Israeli Prime Minister Benjamin Netanyahu is under pressure for an escalation of the ground war

Last Sunday, five days before the Israeli ground invasion of Gaza, but when the Palestinian death toll had already reached 160, Barack Obama and David Cameron spoke. The subsequent communiqué said the two leaders discussed Ukraine, Afghanistan, Iraq and the nuclear talks with Iran. There was no mention of Gaza.

Maybe the subject came up but was kept private. But the omission of any mention of the conflict already dominating UK and US headlines, somehow symbolises Western inertia about the plight of Gaza's 1.8 million inhabitants, one that was intense even before the horror now unfolding in the territory.

That inertia has largely prevailed since 2006, when Hamas unexpectedly won free elections sanctioned by the Bush White House and was then boycotted by the US and its allies; through the siege that demolished Gaza's productive economy, which was imposed by Israel after Hamas's seizure of control in the brief civil war in 2007; through Egypt's closure of the smuggling tunnels that were the main lifeline for Gazans; and through the recent formation by Fatah and an increasingly isolated Hamas of a "unity" government which the West did nothing to promote in the teeth of determined Israeli opposition.

The taboo on Hamas, which the US says is a terrorist organisation, explains why Washington has not helped Qatar to fund the payment of 43,000 public servants. It's also why the US--and the EU--can be ruled out as a mediator – a job left to Egypt. But Cairo, which wants to see Hamas – an offshoot of the Muslim Brotherhood – neutralised as much if not more so than Israel, is not delivering: its ceasefire proposal was rejected by Hamas for not meeting its demands.

This conflict is therefore at a crossroads. Prime Minister Benjamin Netanyahu is under pressure from the even harder right for an escalation of the ground war which they imagine could eradicate Hamas's military capability, and might mean a full-scale occupation. On the other hand, a ceasefire would allow Israel to say it had achieved its objective of destroying tunnels and degrading other Hamas capabilities. This would mean a return to the relative calm under which Hamas largely halted rocket fire, including by wilder groups than itself.

To judge by Hamas comments yesterday, it will not halt the rockets without getting something beyond an end to the killing.
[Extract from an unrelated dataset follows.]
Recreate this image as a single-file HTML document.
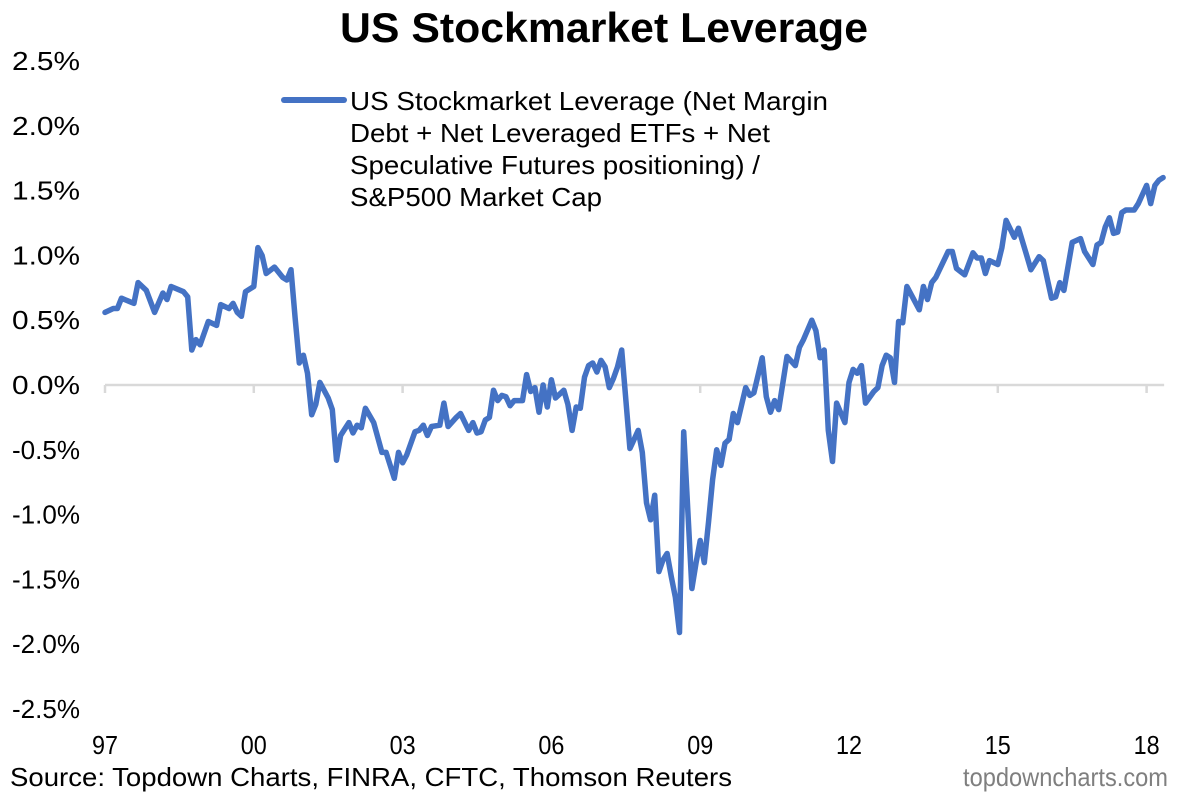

Neither side can want the conflict to run past the start of Eid al-Fitr, on 28 July, though if a rocket hits – say – an Israeli kindergarten, the chances of a ceasefire will be all the slimmer. Israel is, anyway, surely not going to meet Hamas's demand for the release of prisoners arrested in the West Bank after the murder of three Israeli teenagers. Any further efforts may have to find ways of paying public servants but more especially easing Gaza's collective imprisonment, probably by opening the southern crossing at Rafah. Israel – and Egypt – are likely to insist that this be manned by Mahmoud Abbas's Palestinian Authority security forces. Which could only be accepted, if at all, by Hamas under the auspices of the "unity" government.

But who can pull this off? Gazan distrust of Egypt as an honest broker now extends to circles beyond Hamas itself. Neither Egypt nor Israel want it to be Turkey or Qatar. In such unpropitious circumstances, Ban Ki-Moon is heading for the region. No one would normally bet on the UN Secretary General as a mediator, least of all in the Middle East. But right now he may be the best hope there is.